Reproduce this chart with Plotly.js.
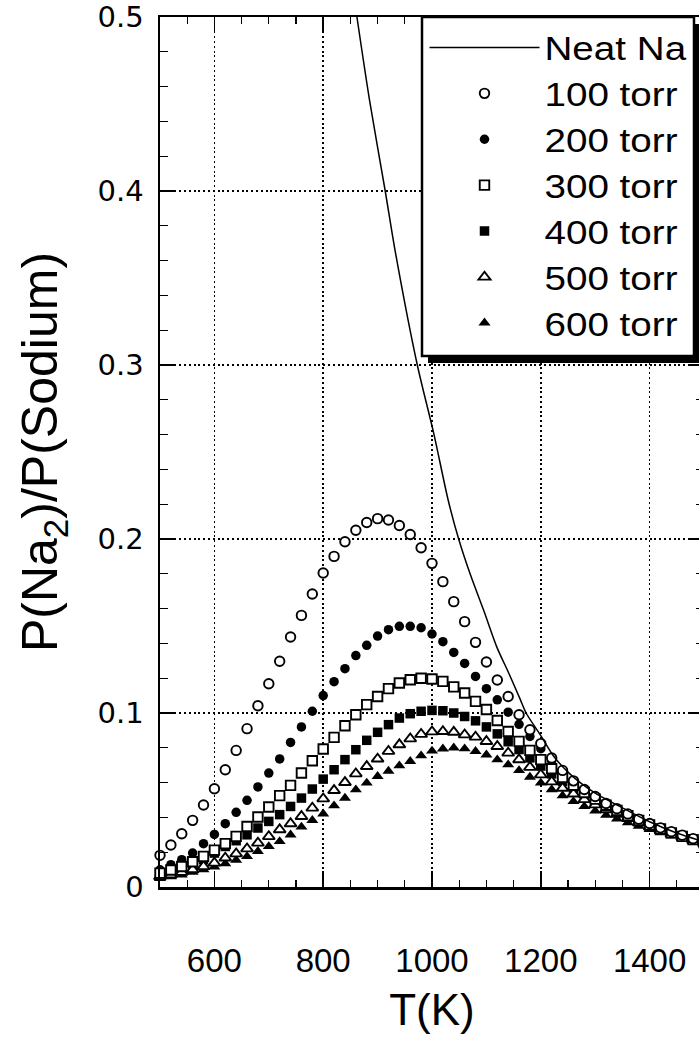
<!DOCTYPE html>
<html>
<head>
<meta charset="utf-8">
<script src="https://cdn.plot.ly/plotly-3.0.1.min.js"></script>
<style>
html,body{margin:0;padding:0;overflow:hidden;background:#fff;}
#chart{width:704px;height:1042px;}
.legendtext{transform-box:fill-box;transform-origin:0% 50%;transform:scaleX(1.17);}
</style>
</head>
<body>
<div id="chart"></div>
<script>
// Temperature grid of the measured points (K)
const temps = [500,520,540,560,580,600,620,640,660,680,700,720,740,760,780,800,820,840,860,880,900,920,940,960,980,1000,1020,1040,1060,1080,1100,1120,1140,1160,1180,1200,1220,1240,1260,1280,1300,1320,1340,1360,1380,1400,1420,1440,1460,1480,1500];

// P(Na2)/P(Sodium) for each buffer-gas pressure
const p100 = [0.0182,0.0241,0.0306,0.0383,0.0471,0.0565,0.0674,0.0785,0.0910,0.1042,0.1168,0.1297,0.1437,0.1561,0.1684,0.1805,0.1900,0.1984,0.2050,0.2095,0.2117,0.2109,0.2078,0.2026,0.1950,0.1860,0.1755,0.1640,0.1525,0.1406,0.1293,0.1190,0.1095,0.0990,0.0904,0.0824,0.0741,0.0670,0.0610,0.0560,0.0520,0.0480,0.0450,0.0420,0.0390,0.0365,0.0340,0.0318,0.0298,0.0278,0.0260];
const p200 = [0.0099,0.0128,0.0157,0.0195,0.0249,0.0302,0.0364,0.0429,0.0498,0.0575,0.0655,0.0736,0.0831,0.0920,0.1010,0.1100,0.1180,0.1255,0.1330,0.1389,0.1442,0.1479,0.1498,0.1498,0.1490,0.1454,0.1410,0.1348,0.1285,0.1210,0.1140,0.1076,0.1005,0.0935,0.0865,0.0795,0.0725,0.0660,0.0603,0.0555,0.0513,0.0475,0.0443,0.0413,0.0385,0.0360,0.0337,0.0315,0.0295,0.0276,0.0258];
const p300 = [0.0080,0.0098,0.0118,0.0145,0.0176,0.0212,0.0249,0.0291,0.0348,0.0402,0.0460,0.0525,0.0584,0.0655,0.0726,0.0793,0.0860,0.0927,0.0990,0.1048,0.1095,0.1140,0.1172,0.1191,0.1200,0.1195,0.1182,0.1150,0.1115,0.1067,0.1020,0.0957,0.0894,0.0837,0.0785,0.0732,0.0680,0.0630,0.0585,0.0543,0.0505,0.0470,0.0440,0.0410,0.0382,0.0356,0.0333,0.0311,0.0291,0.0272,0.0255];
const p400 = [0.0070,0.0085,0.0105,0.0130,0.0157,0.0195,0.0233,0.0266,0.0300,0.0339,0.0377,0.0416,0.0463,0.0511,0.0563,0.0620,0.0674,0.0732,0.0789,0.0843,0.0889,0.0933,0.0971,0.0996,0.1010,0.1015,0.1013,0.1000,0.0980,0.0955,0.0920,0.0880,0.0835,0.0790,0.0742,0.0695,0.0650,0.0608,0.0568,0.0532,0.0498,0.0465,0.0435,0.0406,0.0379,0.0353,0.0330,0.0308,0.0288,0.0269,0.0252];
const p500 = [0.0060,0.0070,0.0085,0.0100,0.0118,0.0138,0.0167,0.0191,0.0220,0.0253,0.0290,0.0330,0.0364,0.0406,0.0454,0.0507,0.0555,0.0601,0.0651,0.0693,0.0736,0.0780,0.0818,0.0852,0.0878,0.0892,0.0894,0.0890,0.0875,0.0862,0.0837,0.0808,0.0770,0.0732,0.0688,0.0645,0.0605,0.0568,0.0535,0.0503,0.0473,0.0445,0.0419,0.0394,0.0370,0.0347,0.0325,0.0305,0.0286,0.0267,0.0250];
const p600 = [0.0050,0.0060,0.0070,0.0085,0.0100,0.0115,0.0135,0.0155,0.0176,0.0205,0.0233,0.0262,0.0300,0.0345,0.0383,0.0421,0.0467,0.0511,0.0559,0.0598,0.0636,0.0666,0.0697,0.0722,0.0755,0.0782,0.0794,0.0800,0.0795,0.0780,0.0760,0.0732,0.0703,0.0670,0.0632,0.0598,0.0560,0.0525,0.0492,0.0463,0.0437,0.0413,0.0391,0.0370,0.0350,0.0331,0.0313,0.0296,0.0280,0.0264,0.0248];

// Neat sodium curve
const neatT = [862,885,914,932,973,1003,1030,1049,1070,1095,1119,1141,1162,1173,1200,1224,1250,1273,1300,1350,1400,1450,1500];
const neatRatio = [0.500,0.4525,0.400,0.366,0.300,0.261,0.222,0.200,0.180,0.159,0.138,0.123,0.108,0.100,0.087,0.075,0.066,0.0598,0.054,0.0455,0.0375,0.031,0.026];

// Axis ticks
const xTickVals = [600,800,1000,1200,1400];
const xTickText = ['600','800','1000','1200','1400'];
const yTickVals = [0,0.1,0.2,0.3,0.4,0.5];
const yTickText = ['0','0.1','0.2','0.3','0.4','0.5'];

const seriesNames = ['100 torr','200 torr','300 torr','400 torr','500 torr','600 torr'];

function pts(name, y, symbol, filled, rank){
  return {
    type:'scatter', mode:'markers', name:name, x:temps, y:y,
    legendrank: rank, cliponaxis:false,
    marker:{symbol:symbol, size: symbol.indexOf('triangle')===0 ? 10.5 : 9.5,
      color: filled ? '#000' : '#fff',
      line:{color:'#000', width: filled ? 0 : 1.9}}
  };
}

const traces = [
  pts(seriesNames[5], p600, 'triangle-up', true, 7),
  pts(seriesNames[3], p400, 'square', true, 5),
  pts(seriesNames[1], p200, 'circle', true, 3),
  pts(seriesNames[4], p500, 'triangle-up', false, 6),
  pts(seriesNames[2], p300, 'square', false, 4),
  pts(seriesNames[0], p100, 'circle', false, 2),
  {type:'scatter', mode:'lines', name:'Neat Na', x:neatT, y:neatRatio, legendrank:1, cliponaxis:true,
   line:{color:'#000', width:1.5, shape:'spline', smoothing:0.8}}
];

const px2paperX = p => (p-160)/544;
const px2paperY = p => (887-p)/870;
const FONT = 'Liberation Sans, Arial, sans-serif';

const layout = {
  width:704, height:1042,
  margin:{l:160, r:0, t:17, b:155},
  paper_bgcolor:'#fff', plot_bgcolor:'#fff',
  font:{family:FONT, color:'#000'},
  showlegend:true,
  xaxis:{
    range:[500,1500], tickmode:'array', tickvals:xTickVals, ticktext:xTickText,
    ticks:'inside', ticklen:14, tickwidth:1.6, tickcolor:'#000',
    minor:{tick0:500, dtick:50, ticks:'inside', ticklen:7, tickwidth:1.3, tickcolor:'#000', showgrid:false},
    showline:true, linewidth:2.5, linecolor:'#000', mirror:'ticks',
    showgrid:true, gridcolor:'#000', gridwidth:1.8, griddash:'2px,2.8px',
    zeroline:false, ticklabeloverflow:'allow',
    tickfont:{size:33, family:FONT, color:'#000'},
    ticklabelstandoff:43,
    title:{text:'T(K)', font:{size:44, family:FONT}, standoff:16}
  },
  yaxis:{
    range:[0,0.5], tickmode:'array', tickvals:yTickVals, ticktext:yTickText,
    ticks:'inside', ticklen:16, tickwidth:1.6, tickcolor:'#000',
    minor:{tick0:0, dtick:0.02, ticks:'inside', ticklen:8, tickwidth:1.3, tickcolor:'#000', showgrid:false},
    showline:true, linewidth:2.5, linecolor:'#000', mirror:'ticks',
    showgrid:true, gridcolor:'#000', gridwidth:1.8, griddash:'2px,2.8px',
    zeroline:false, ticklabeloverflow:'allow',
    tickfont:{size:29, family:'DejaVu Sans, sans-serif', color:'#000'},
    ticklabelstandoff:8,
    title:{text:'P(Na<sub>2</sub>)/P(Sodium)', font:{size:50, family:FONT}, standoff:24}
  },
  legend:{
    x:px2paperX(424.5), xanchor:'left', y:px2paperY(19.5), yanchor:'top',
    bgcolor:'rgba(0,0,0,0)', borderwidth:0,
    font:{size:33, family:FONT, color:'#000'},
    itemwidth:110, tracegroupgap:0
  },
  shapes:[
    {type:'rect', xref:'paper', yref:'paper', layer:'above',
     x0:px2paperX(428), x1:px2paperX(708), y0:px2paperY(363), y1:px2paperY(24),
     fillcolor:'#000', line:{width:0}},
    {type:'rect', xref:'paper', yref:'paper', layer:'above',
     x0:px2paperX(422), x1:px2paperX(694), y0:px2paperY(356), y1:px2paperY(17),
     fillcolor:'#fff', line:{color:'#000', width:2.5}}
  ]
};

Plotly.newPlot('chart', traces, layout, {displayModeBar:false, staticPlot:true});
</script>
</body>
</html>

==========

### Written instruction
Looking at the listing above, how many of its lines contain the string "chart"? Give the number alone.

### Output
4